O suspense cresce à medida que a dúvida sobre a identidade real de Eghbal se intensifica. Ao invés de respostas fáceis, Panahi prefere embaralhar certezas. A pergunta que se impõe não é apenas quem aquele homem realmente é, mas até onde o desespero e a sede de justiça podem moldar — ou deformar — a percepção das vítimas. A violência, mesmo quando não é explícita, se manifesta no olhar desconfiado, na pressa em agir, na necessidade urgente de explicação.

A força de Foi Apenas um Acidente está justamente nesse constante vai-e-vem entre tragédia e humor, paranoia e realidade, num país onde o trauma jamais é individual. Panahi filma a vingança não como um movimento heroico, mas como um processo desgastante, quase grotesco, que revela mais sobre o estado das coisas do que sobre as pessoas envolvidas. O filme é crítico, dolorosamente irônico e impecavelmente consciente de seu tempo e lugar.

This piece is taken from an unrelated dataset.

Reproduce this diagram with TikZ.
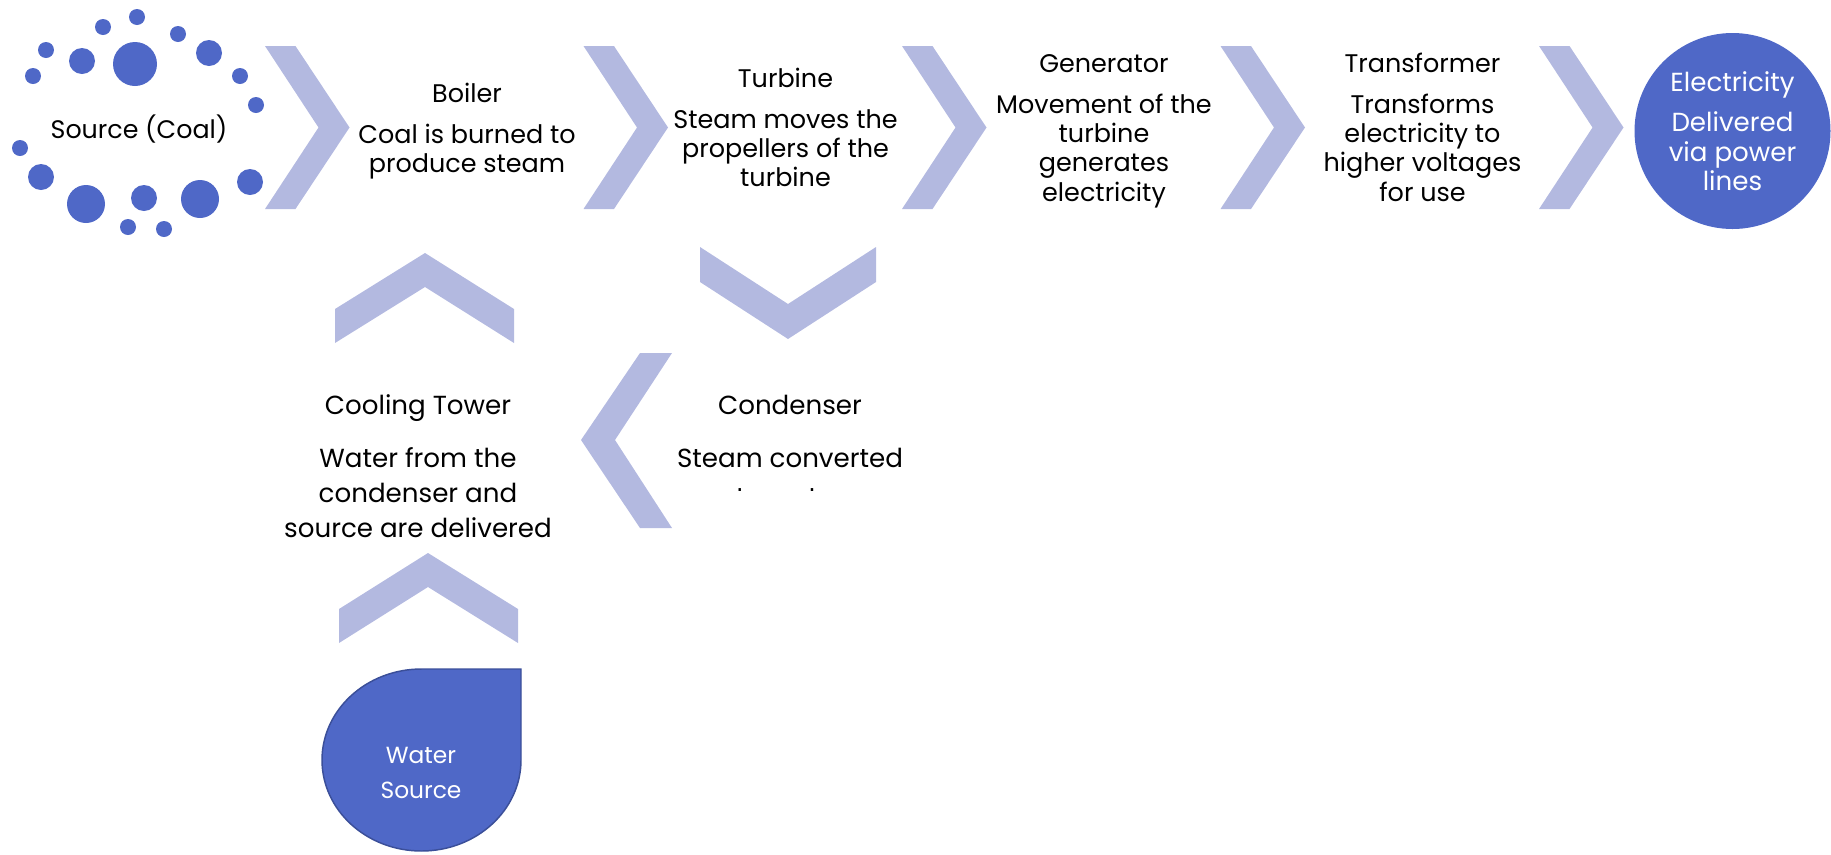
\documentclass[tikz,border=0pt]{standalone}
\usepackage{fontspec}
\setmainfont{Poppins}
\definecolor{chev}{HTML}{B3B9E0}
\definecolor{blu}{HTML}{4F68C7}
\definecolor{bluedge}{HTML}{3B4F99}
\newcommand\stk[2]{\vtop{\baselineskip=#1\lineskiplimit=-100pt\lineskip=0pt\halign{\hfil##\hfil\cr#2\crcr}}}
\tikzset{
  lbl/.style={inner sep=0pt, anchor=base, text=black},
  wlbl/.style={lbl, text=white},
  fsmall/.style={font=\fontsize{19.1}{22}\selectfont},
  fbig/.style={font=\fontsize{19.6}{26}\selectfont},
  chevR/.pic={\fill[chev] (0,0) -- (30.5,0) -- (84.5,81.5) -- (30.5,163) -- (0,163) -- (53.5,81.5) -- cycle;},
  dot/.style={fill=blu}
}
\begin{document}
\begin{tikzpicture}[x=0.75pt,y=-0.75pt]
\path[use as bounding box] (0,0) rectangle (1831,854);

% source dots
\foreach \x/\y/\r in {137/17/8, 103/27/8, 178/34/8, 46/50/8, 82/61/13, 135/64/22, 209/53/13,
  33/76/8, 240/76/8, 256/105/8, 20/148/8, 41/177/13, 86/204/19, 144/198/13, 200/199/19,
  250/182/13, 128/227/8, 164/229/8}
  \fill[dot] (\x,\y) circle[radius=\r];
\node[lbl, font=\fontsize{19}{24}\selectfont] (coal) at (139,138) {Source (Coal)};

% top-row chevrons
\foreach \cx in {265,583.5,902,1220.5,1539}
  \pic at (\cx,46) {chevR};

% top-row labels
\node[lbl, fsmall] (boiler) at (467,102) {\stk{22.1pt}{Boiler\cr\noalign{\vskip 8.65pt}Coal is burned to\cr produce steam}};
\node[lbl, fsmall] (turbine) at (785.5,87) {\stk{22.1pt}{Turbine\cr\noalign{\vskip 8.65pt}Steam moves the\cr propellers of the\cr turbine}};
\node[lbl, fsmall] (generator) at (1104,72) {\stk{22.1pt}{Generator\cr\noalign{\vskip 8.65pt}Movement of the\cr turbine\cr generates\cr electricity}};
\node[lbl, fsmall] (transformer) at (1422.5,72) {\stk{22.1pt}{Transformer\cr\noalign{\vskip 8.65pt}Transforms\cr electricity to\cr higher voltages\cr for use}};

% electricity circle
\node[circle, fill=blu, draw=none, minimum size=147pt, inner sep=0pt] (elecdisk) at (1732.5,131) {};
\node[wlbl, font=\fontsize{19.6}{22}\selectfont] (electricity) at (1732.5,91.7) {\stk{22.1pt}{Electricity\cr\noalign{\vskip 7.9pt}Delivered\cr via power\cr lines}};

% vertical / left chevrons
\fill[chev] (700,247) -- (788,304) -- (876,247) -- (876,282) -- (788,339) -- (700,282) -- cycle;
\fill[chev] (640,353) -- (581,440) -- (640,528) -- (672,528) -- (615,440) -- (672,353) -- cycle;
\fill[chev] (335,309) -- (425,253) -- (514,309) -- (514,343) -- (425,287) -- (335,343) -- cycle;
\fill[chev] (339,609) -- (428,553) -- (518,609) -- (518,643) -- (428,587) -- (339,643) -- cycle;

% condenser and cooling tower labels
\begin{scope}
  \clip (560,340) rectangle (960,490);
  \node[lbl, fbig] (condenser) at (790,414) {\stk{26.25pt}{Condenser\cr\noalign{\vskip 13.5pt}Steam converted\cr\noalign{\vskip 3pt}to water}};
\end{scope}
\node[lbl, fbig] (cooling) at (418,414) {\stk{26.25pt}{Cooling Tower\cr\noalign{\vskip 13.5pt}Water from the\cr condenser and\cr source are delivered}};

% water source drop
\path[fill=blu, draw=bluedge, line width=1.1pt] (421.5,669) -- (521,669) -- (521,760)
  .. controls (521,810.2) and (476.5,851) .. (421.5,851)
  .. controls (366.5,851) and (322,810.2) .. (322,760)
  .. controls (322,709.8) and (366.5,669) .. (421.5,669) -- cycle;
\node[wlbl, font=\fontsize{17.5}{24}\selectfont] (water) at (421,763) {\stk{26.25pt}{Water\cr Source}};
\end{tikzpicture}
\end{document}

Sem perder sua coragem habitual, Panahi entrega aqui um trabalho que equilibra brutalidade emocional, comentários políticos e um humor negro que brota da própria desesperança. É um filme vigoroso, inquietante e surpreendentemente acessível, que reafirma o diretor como uma das vozes mais essenciais do cinema contemporâneo — e que, por tudo isso, se destaca com méritos dentro de sua filmografia.